The Beer Hall Putsch was also similarly initially dismissed. A couple thousand literal drunkards stormed German government buildings in 1923 in attempted coup.
They were turned back with relative ease and their leader was jailed. A decade later and that leader Adolph Hitler and those mob members, the Nazi Party, had solidified complete control over Germany.
Defining the term “coup” so narrowly as to only include things that only had a good chance of succeeding right away is a limited view that doesn’t use history as guide. There has been these past two weeks criticism from otherwise brilliant leftists about using the word “coup” to describe what Donald Trump has attempted for at least the past year.
Mostly, such critics seem annoyed that a mediasphere and public who are hardly ever concerned about coups because we’re usually the ones backing violent, anti-democratic coups in other countries to serve corporate interests, are only now discussing the phenomenon. They argue that calling this an attempted coup trivializes the term.
At best, that view correctly highlights the myopic hypocrisy of American exceptionalism ideology that refuses to acknowledge our systemic crimes on marginalized peoples. At worst, it appears to me to be useless cool-guy, “I was here first” conceptual territorialism.
Yes, the neoliberal establishment tries to co-opt terms, selectively care about issues, frame things incompletely and dishonestly. That doesn’t mean that we have to let them and denying simple realities here doesn’t add to our credibility in the effort.
Instead of looking for technicalities that can get us out of describing this as an attempted coup, or becoming too timid or blinded ourselves to use the term accurately for fear that the neoliberal establishment might pervert the meaning by selectively applying it only against their enemies, let’s take advantage of this renewed popular interest in coups and try to educate folk.

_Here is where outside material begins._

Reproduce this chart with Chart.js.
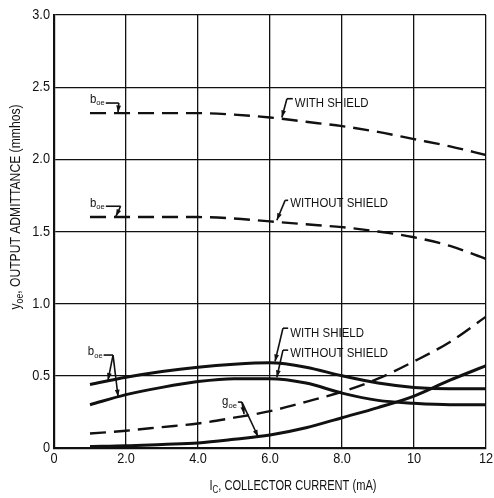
<!DOCTYPE html>
<html>
<head>
<meta charset="utf-8">
<script src="https://cdn.jsdelivr.net/npm/chart.js@4.4.1/dist/chart.umd.min.js"></script>
<style>
  html, body { margin: 0; padding: 0; background: #fff; }
  canvas { display: block; }
</style>
</head>
<body>
<canvas id="admittance" width="494" height="498"></canvas>
<script>
// Collector current (mA)
const currentMa = [1, 2, 3, 4, 5, 6, 7, 8, 9, 10, 11, 12];

// boe, upper pair (dashed)
const boeHighShield   = [2.32, 2.32, 2.32, 2.32, 2.31, 2.29, 2.26, 2.23, 2.19, 2.14, 2.09, 2.03];
const boeHighNoShield = [1.60, 1.60, 1.60, 1.60, 1.59, 1.57, 1.55, 1.53, 1.50, 1.46, 1.40, 1.31];

// boe, lower pair (solid)
const boeLowShield    = [0.44, 0.49, 0.53, 0.56, 0.58, 0.59, 0.56, 0.50, 0.45, 0.42, 0.41, 0.41];
const boeLowNoShield  = [0.30, 0.37, 0.42, 0.46, 0.48, 0.48, 0.45, 0.38, 0.33, 0.31, 0.30, 0.30];

// goe
const goeDashed = [0.10, 0.12, 0.145, 0.17, 0.21, 0.255, 0.32, 0.39, 0.48, 0.60, 0.735, 0.91];
const goeSolid  = [0.01, 0.015, 0.025, 0.035, 0.06, 0.09, 0.14, 0.21, 0.28, 0.36, 0.47, 0.57];

// Tick labels
const xTickLabels = ['0', '2.0', '4.0', '6.0', '8.0', '10', '12'];
const yTickLabels = ['0', '0.5', '1.0', '1.5', '2.0', '2.5', '3.0'];

const FONT = "'Liberation Sans', Arial, sans-serif";
const NARROW = 0.8;   // horizontal squeeze for the condensed lettering
const INK = '#111';

function series(values, dashed) {
    return {
        data: currentMa.map((x, i) => ({ x: x, y: values[i] })),
        borderColor: INK,
        borderWidth: dashed ? 2.4 : 3,
        borderDash: dashed ? [16, 8] : [],
        pointRadius: 0,
        fill: false,
        cubicInterpolationMode: 'monotone'
    };
}

// Callouts: label position, leader corner and arrow tips, in data units
const callouts = [
    { text: 'b', sub: 'oe', x: 1.0, y: 2.415, hook: [1.8, 2.39], tips: [[1.78, 2.325]] },
    { text: 'b', sub: 'oe', x: 1.0, y: 1.695, hook: [1.85, 1.675], tips: [[1.72, 1.605]] },
    { text: 'WITH SHIELD', x: 6.69, y: 2.39, hook: [6.47, 2.42], tips: [[6.33, 2.29]] },
    { text: 'WITHOUT SHIELD', x: 6.56, y: 1.693, hook: [6.42, 1.716], tips: [[6.19, 1.578]] },
    { text: 'b', sub: 'oe', x: 0.94, y: 0.664, hook: [1.64, 0.644], tips: [[1.5, 0.47], [1.78, 0.355]] },
    { text: 'WITH SHIELD', x: 6.56, y: 0.796, hook: [6.36, 0.83], tips: [[6.14, 0.6]] },
    { text: 'WITHOUT SHIELD', x: 6.56, y: 0.657, hook: [6.36, 0.678], tips: [[6.19, 0.49]] },
    { text: 'g', sub: 'oe', x: 4.67, y: 0.318, hook: [5.22, 0.318], tips: [[5.28, 0.235], [5.67, 0.078]] }
];

// Draws squeezed text, returns the drawn width
function squeezed(ctx, text, x, y, size, sx, align) {
    ctx.font = size + 'px ' + FONT;
    const w = ctx.measureText(text).width * sx;
    let left = x;
    if (align === 'right') left = x - w;
    else if (align === 'center') left = x - w / 2;
    ctx.save();
    ctx.translate(left, y);
    ctx.scale(sx, 1);
    ctx.textAlign = 'left';
    ctx.fillText(text, 0, 0);
    ctx.restore();
    return w;
}

// Text made of base + subscript + tail, fitted to a given width when asked
function subscripted(ctx, parts, x, y, size, sx) {
    let cx = x;
    cx += squeezed(ctx, parts[0], cx, y, size, sx);
    cx += squeezed(ctx, parts[1], cx, y + size * 0.3, Math.round(size * 0.7), sx);
    if (parts[2]) cx += squeezed(ctx, parts[2], cx, y, size, sx);
    return cx - x;
}

function measureParts(ctx, parts, size) {
    ctx.font = size + 'px ' + FONT;
    let w = ctx.measureText(parts[0]).width + (parts[2] ? ctx.measureText(parts[2]).width : 0);
    ctx.font = Math.round(size * 0.7) + 'px ' + FONT;
    return w + ctx.measureText(parts[1]).width;
}

function arrow(ctx, x0, y0, x1, y1) {
    ctx.beginPath();
    ctx.moveTo(x0, y0);
    ctx.lineTo(x1, y1);
    ctx.stroke();
    const a = Math.atan2(y1 - y0, x1 - x0);
    const len = 7, wid = 2.4;
    ctx.beginPath();
    ctx.moveTo(x1, y1);
    ctx.lineTo(x1 - len * Math.cos(a) + wid * Math.sin(a), y1 - len * Math.sin(a) - wid * Math.cos(a));
    ctx.lineTo(x1 - len * Math.cos(a) - wid * Math.sin(a), y1 - len * Math.sin(a) + wid * Math.cos(a));
    ctx.closePath();
    ctx.fill();
}

const annotatePlugin = {
    id: 'annotate',
    afterDraw(chart) {
        const ctx = chart.ctx;
        const xs = chart.scales.x, ys = chart.scales.y;
        ctx.save();
        ctx.fillStyle = INK;
        ctx.strokeStyle = INK;
        ctx.textBaseline = 'middle';

        // Tick labels
        xs.ticks.forEach(t => {
            squeezed(ctx, xTickLabels[Math.round(t.value / 2)], xs.getPixelForValue(t.value), 459, 15, 0.85, 'center');
        });
        ys.ticks.forEach(t => {
            squeezed(ctx, yTickLabels[Math.round(t.value * 2)], 50, ys.getPixelForValue(t.value), 15, 0.85, 'right');
        });

        // Callouts
        callouts.forEach(c => {
            const tx = xs.getPixelForValue(c.x);
            const ty = ys.getPixelForValue(c.y);
            const hx = xs.getPixelForValue(c.hook[0]);
            const hy = ys.getPixelForValue(c.hook[1]);
            ctx.lineWidth = 1.6;
            ctx.beginPath();
            if (c.sub) {
                const w = subscripted(ctx, [c.text, c.sub], tx, ty, 12, 0.95);
                ctx.moveTo(tx + w + 1, hy);
            } else {
                squeezed(ctx, c.text, tx, ty, 13, 0.88);
                ctx.moveTo(tx - 2, hy);
            }
            ctx.lineTo(hx, hy);
            ctx.stroke();
            c.tips.forEach(t => {
                arrow(ctx, hx, hy, xs.getPixelForValue(t[0]), ys.getPixelForValue(t[1]));
            });
        });

        // Y axis title, rotated
        const yParts = ['y', 'oe', ', OUTPUT ADMITTANCE (mmhos)'];
        const ySize = 14;
        const ySx = 205 / measureParts(ctx, yParts, ySize);
        ctx.save();
        ctx.translate(16, 207);
        ctx.rotate(-Math.PI / 2);
        subscripted(ctx, yParts, -102.5, 0, ySize, ySx);
        ctx.restore();

        // X axis title
        const xParts = ['I', 'C', ', COLLECTOR CURRENT (mA)'];
        const xSize = 14;
        const xSx = 167 / measureParts(ctx, xParts, xSize);
        subscripted(ctx, xParts, 293 - 83.5, 486, xSize, xSx);

        ctx.restore();
    }
};

new Chart(document.getElementById('admittance').getContext('2d'), {
    type: 'line',
    data: {
        datasets: [
            series(boeHighShield, true),
            series(boeHighNoShield, true),
            series(boeLowShield, false),
            series(boeLowNoShield, false),
            series(goeDashed, true),
            series(goeSolid, false)
        ]
    },
    options: {
        responsive: false,
        animation: false,
        layout: { padding: { top: 15, right: 8, left: 0, bottom: 0 } },
        plugins: {
            legend: { display: false },
            tooltip: { enabled: false }
        },
        scales: {
            x: {
                type: 'linear',
                min: 0,
                max: 12,
                afterFit(scale) { scale.height = 50; },
                ticks: { stepSize: 2, display: false },
                grid: { color: INK, lineWidth: 1.3, drawTicks: false },
                border: { color: INK, width: 2.2 }
            },
            y: {
                min: 0,
                max: 3,
                afterFit(scale) { scale.width = 54; },
                ticks: { stepSize: 0.5, display: false },
                grid: { color: INK, lineWidth: 1.3, drawTicks: false },
                border: { color: INK, width: 2.2 }
            }
        }
    },
    plugins: [annotatePlugin]
});
</script>
</body>
</html>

Let’s use this sudden mainstream interest in coups to explain to people that the type of terror they felt on January 6th, the fear, the anger, the uncertainty, is just a fraction of what is rained down on poor and Brown and Black and Yellow people all across the globe every day by the U.S. government in our names.
Let’s use this opportunity to explain what American empires is, and how it has come home, so that we might have a chance of ending its violence both abroad and here, all at once.